La filiation entre l'Islam et les autres traditions religieuses présentes en Arabie et dans son voisinage est un fait incontestable. Le Coran le rappelle dans plusieurs versets quand il parle du "Dieu d'Israel", du "Dieu d'Abraham", des "Gens du Livre", ou quand il place le Prophète Muhammad dans la continuation des autres prophètes bibliques.
Cependant vouloir faire ramener les origines de l'Islam à une seule tradition religieuse et à une secte chrétienne en particulier me paraît être sans fondements historiques solides. Cette théorie repose sur plusieurs points :
1 - L'existence dans l'entourage du Prophète d'une ou plusieurs personnes relevant de telle ou telle secte. Les traditions, le Coran et les données historiques confirment en effet l'existence de chrétiens et de juifs à la Mecque et à Médine du temps du Prophète mais aussi de païens, de zoroastriens, de manichéens ... Par ailleurs, aucune donnée historique ne nous permet d'identifier ces juifs ou ces chrétiens à une secte en particulier. Des arguments comme celui-ci
Alain.g a écrit :
Mark A. Gabriel précise que le jeune Mahomet a été influencé par sa première femme qui était chrétienne ébonite et par son cousin Waraqa qui est devenu son guide spirituel et lui a enseigné une forme du christianisme. Un hadith mentionne que Waraqa écrivait "des portions des évangiles en arabe";
ne sont au mieux que des intuitions fondées sur des raccourcis et des généralisations. Malheureusement des arguments comme ceci sont légions dans la littérature et chaque nouvelle avancée autour des débuts de l'Islam relance de nouvelles hypothèses de cet acabit.
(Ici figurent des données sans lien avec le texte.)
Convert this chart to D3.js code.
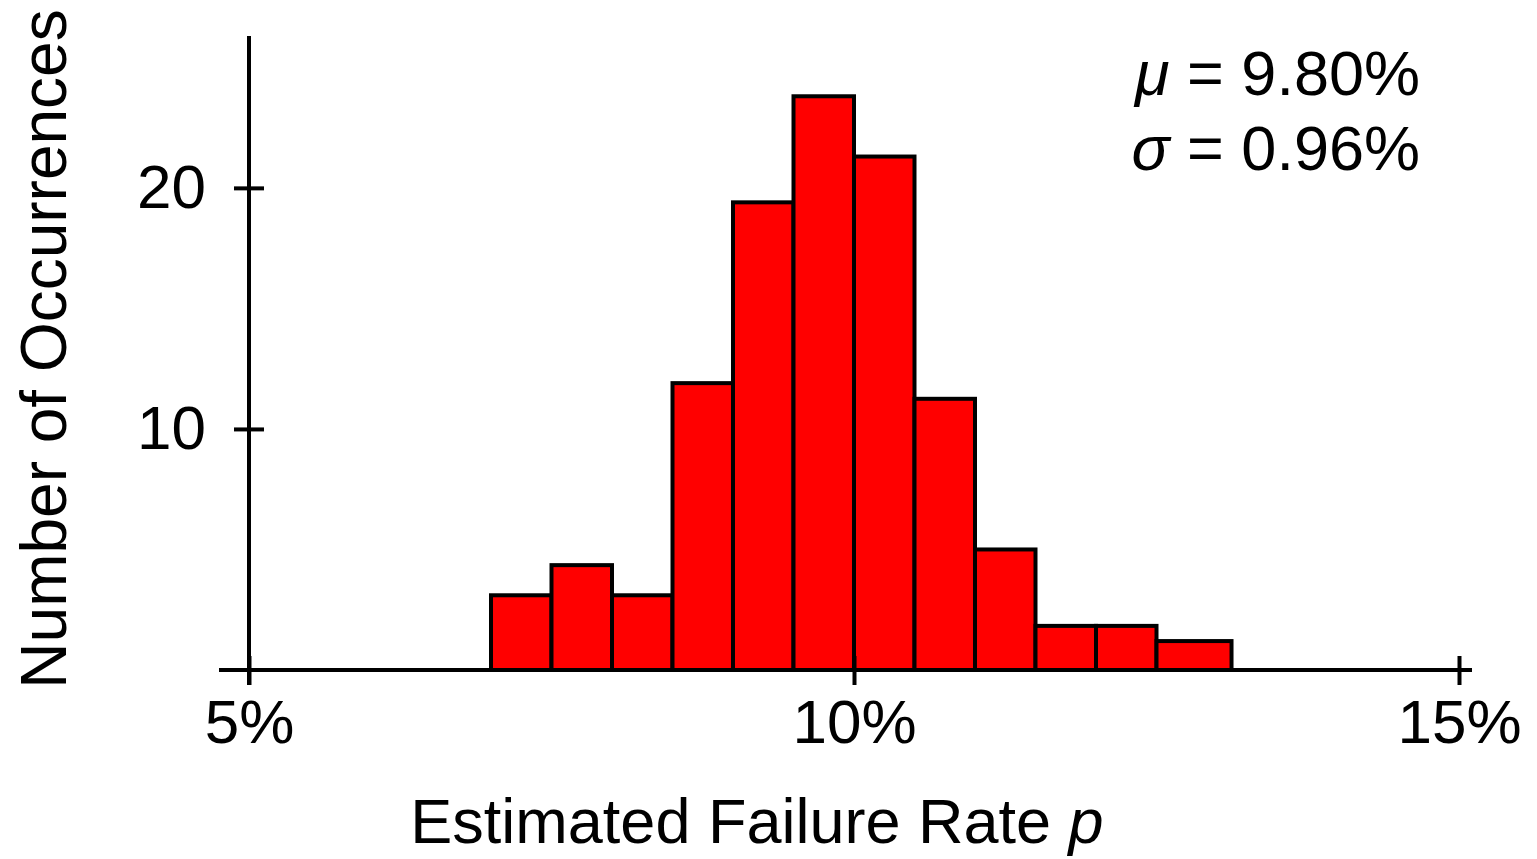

2 - Jésus dans le Coran. La personnalité de jésus n'est pas plus importante dans le Coran que celle de Moïse ou d'Abraham. Certes la naissance miraculeuse de Jésus est admise mais la geste fondatrice de la mythologie islamique reste la vie d'Abraham avec la construction de la Kaaba, l'institution du pèlerinage, le sacrifice de son fils Ismael qui est considéré comme l'ancêtre des arabes.
3 - La reprise dans le Coran de parties de la Bible et en particulier de l'Ancien Testament et parfois (selon certains auteurs) d'évangiles apocryphes. Pour que cette argument puisse nous guider vers telle ou telle secte il faudrait d'abord établir la filière exacte de transmission or cette question reste aujourd'hui ouverte à cause de sa complexité et des difficultés inhérentes à la rareté des documents historiques, à la problématique de fixation du corpus coranique, à la nature de la graphie arabe et son évolution ...
En conclusion, j'aimerais rappeler un fait capital (mais souvent occulté) : Les arabes ne sont pas entrés dans l'histoire du proche-orient à l'arrivée de l'Islam.
On les trouve déjà cités dans les chroniques des rois assyriens dés le VIII siècle avant l’ère commune. Les royaumes d'Arabie des Sud (Saba', Minéens, Himyar ...) vers le début du Ier millénaire avant l’ère chrétienne ont créé une civilisation de haute-culture. Les tribus arabes en s'infiltrant dans le croissant fertile, créèrent les civilisations nabatéennes et palmyriennes... Ceci pour dire que les arabes à l'instar des autres peuples de la région furent en contact et donc influencés par toute les civilisations de la région (babylonienne, assyrienne, égyptienne, perse, hellénistique, juive, romaine, chrétienne ...), sans toutefois oublier leur propre culture (langues arabiques, panthéons et divinités locales et pan-arabes, littérature ...). Au vu de tout ceci, vouloir faire de l'Islam le simple scion d'une obscure secte chrétienne n'est, à mon avis, pas tenable scientifiquement.